• SHORT EXERCISE: From the top of the entries, reproduce each line exactly, stopping after the line that contains "41.0, 39.5, 40.5]". Omit pictures.

[START OF PROVIDED RECORDS]

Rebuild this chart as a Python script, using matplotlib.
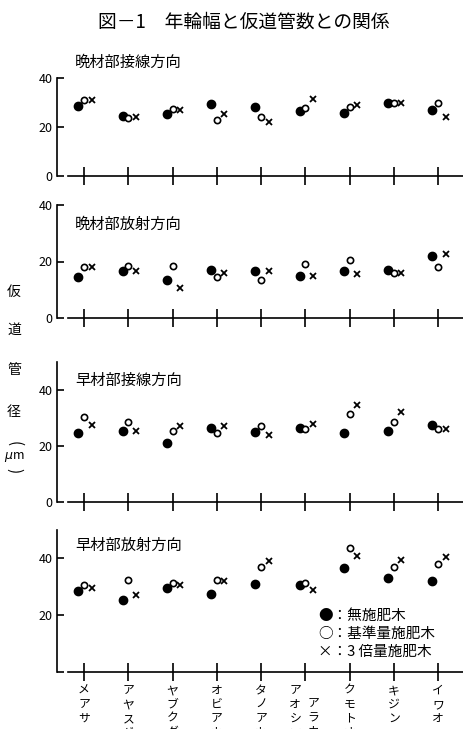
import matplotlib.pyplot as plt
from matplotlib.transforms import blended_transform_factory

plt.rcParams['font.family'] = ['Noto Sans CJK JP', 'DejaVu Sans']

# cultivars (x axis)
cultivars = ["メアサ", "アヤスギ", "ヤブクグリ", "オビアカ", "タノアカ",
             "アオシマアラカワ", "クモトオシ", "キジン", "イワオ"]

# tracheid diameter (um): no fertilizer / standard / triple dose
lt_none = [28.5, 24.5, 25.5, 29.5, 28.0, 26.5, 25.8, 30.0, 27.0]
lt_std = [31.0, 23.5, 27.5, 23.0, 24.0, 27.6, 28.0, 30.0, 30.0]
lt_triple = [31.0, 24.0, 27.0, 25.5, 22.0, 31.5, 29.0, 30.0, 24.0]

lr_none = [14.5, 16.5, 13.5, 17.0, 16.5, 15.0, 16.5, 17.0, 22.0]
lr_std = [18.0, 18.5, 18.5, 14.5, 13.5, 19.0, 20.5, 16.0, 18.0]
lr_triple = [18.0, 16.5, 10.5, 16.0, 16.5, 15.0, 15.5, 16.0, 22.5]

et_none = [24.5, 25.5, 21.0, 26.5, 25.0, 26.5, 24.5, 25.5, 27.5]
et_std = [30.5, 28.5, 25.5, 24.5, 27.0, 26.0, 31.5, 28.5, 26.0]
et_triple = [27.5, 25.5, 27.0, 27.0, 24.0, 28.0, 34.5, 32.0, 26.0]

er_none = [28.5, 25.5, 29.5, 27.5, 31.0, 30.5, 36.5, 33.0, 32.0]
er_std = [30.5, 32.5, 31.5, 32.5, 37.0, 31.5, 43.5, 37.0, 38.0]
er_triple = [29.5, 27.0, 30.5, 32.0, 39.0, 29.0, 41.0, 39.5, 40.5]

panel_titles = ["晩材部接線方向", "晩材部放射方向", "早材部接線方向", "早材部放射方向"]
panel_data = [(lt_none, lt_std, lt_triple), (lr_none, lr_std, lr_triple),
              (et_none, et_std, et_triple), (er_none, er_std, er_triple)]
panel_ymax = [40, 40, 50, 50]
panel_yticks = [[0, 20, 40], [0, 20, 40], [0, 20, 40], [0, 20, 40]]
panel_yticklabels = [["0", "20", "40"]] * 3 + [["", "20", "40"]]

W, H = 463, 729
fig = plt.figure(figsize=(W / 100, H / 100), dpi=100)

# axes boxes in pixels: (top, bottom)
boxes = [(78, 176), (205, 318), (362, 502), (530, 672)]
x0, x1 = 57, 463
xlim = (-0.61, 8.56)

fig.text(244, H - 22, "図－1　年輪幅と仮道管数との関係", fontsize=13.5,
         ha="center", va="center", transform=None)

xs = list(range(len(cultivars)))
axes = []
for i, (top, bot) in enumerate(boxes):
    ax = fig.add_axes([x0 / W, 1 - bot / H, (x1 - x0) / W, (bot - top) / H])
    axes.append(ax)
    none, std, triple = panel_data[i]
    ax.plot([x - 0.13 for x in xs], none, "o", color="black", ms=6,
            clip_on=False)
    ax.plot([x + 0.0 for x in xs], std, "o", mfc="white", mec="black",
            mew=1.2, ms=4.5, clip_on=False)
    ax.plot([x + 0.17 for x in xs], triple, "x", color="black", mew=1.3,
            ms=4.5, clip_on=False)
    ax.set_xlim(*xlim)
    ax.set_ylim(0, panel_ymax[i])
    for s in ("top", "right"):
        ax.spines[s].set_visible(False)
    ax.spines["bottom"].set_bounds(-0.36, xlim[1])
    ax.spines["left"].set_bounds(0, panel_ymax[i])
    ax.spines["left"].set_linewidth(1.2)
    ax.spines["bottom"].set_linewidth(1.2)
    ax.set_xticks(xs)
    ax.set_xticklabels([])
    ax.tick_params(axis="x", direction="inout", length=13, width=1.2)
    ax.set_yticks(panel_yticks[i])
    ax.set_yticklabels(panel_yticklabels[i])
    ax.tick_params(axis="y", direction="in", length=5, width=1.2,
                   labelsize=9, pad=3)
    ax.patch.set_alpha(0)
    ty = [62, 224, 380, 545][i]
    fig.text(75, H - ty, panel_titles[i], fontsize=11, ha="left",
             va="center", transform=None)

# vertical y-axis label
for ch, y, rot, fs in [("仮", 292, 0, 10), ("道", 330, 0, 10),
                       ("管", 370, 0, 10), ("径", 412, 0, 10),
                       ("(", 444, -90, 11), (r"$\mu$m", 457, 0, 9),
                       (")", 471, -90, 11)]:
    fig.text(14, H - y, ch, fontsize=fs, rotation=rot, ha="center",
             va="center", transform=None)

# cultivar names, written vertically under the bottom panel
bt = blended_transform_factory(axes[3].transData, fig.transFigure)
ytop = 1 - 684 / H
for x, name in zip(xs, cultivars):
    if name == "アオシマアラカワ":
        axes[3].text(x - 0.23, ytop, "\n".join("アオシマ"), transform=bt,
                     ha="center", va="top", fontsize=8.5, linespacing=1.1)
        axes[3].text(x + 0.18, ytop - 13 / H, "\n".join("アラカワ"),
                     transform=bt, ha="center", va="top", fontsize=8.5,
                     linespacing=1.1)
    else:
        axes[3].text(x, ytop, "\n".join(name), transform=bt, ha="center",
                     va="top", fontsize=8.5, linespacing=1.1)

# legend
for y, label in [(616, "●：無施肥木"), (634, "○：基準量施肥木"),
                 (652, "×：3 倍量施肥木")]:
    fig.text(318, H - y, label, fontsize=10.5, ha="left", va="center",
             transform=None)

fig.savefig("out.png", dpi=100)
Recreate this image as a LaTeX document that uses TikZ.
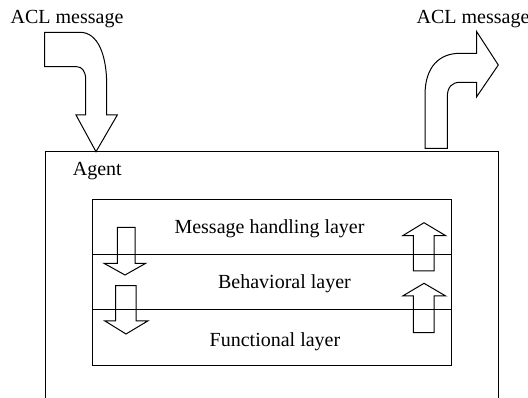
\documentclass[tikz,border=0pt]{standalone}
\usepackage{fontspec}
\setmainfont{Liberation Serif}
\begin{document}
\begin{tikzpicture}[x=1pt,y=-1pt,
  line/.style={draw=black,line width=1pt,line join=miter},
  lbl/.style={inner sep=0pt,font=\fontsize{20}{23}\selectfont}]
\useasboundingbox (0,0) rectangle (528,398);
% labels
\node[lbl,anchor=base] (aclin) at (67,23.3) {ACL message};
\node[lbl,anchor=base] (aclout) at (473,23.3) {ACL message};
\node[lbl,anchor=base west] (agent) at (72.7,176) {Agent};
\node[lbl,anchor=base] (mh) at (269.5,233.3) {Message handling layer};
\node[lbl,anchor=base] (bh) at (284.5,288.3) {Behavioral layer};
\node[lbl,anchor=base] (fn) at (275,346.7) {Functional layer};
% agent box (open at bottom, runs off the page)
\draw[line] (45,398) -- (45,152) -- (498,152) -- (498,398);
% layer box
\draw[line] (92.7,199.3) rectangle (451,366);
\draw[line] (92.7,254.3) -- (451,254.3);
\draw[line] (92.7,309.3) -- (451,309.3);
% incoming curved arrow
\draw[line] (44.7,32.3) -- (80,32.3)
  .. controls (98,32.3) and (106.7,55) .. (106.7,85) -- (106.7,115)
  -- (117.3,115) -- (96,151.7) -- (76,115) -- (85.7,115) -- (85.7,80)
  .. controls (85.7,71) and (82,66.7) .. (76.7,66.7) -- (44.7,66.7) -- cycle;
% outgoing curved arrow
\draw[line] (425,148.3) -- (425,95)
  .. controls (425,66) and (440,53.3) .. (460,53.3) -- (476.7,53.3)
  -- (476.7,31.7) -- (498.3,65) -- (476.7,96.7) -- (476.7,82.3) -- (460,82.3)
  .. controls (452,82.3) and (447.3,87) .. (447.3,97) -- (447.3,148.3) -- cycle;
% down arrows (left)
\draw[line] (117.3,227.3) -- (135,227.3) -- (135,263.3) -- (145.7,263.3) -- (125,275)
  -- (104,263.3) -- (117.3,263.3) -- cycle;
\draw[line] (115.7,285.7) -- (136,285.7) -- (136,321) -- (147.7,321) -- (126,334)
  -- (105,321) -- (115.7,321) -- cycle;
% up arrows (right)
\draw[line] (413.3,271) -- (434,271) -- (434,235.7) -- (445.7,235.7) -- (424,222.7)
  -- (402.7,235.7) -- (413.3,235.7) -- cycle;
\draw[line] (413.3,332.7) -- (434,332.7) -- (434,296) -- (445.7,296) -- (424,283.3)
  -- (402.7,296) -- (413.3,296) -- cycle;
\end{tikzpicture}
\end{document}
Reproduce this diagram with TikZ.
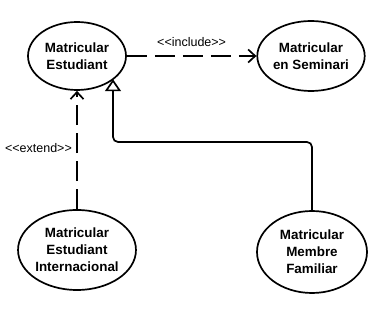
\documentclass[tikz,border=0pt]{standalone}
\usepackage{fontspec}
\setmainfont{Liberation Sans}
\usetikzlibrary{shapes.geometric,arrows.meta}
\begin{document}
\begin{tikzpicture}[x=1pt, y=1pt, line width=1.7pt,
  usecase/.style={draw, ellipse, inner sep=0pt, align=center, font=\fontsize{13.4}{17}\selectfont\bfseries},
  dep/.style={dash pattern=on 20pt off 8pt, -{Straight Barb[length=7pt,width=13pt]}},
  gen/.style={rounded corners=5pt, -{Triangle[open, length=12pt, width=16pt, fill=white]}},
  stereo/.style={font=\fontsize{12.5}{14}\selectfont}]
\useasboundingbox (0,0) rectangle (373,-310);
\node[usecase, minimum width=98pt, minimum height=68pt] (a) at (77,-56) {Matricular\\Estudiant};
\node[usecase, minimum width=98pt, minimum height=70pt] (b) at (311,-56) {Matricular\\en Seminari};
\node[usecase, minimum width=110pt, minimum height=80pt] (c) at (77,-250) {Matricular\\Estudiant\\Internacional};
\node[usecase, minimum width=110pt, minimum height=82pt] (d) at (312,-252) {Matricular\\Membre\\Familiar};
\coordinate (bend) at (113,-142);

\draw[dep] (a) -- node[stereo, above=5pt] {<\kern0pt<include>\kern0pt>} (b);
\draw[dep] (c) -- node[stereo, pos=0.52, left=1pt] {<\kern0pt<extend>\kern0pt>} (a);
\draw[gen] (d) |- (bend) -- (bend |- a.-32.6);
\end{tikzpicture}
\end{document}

[END OF PROVIDED RECORDS]

• RESULT OF THIS TASK:
Rebuild this chart as a Python script, using matplotlib.
import matplotlib.pyplot as plt
from matplotlib.transforms import blended_transform_factory

plt.rcParams['font.family'] = ['Noto Sans CJK JP', 'DejaVu Sans']

# cultivars (x axis)
cultivars = ["メアサ", "アヤスギ", "ヤブクグリ", "オビアカ", "タノアカ",
             "アオシマアラカワ", "クモトオシ", "キジン", "イワオ"]

# tracheid diameter (um): no fertilizer / standard / triple dose
lt_none = [28.5, 24.5, 25.5, 29.5, 28.0, 26.5, 25.8, 30.0, 27.0]
lt_std = [31.0, 23.5, 27.5, 23.0, 24.0, 27.6, 28.0, 30.0, 30.0]
lt_triple = [31.0, 24.0, 27.0, 25.5, 22.0, 31.5, 29.0, 30.0, 24.0]

lr_none = [14.5, 16.5, 13.5, 17.0, 16.5, 15.0, 16.5, 17.0, 22.0]
lr_std = [18.0, 18.5, 18.5, 14.5, 13.5, 19.0, 20.5, 16.0, 18.0]
lr_triple = [18.0, 16.5, 10.5, 16.0, 16.5, 15.0, 15.5, 16.0, 22.5]

et_none = [24.5, 25.5, 21.0, 26.5, 25.0, 26.5, 24.5, 25.5, 27.5]
et_std = [30.5, 28.5, 25.5, 24.5, 27.0, 26.0, 31.5, 28.5, 26.0]
et_triple = [27.5, 25.5, 27.0, 27.0, 24.0, 28.0, 34.5, 32.0, 26.0]

er_none = [28.5, 25.5, 29.5, 27.5, 31.0, 30.5, 36.5, 33.0, 32.0]
er_std = [30.5, 32.5, 31.5, 32.5, 37.0, 31.5, 43.5, 37.0, 38.0]
er_triple = [29.5, 27.0, 30.5, 32.0, 39.0, 29.0, 41.0, 39.5, 40.5]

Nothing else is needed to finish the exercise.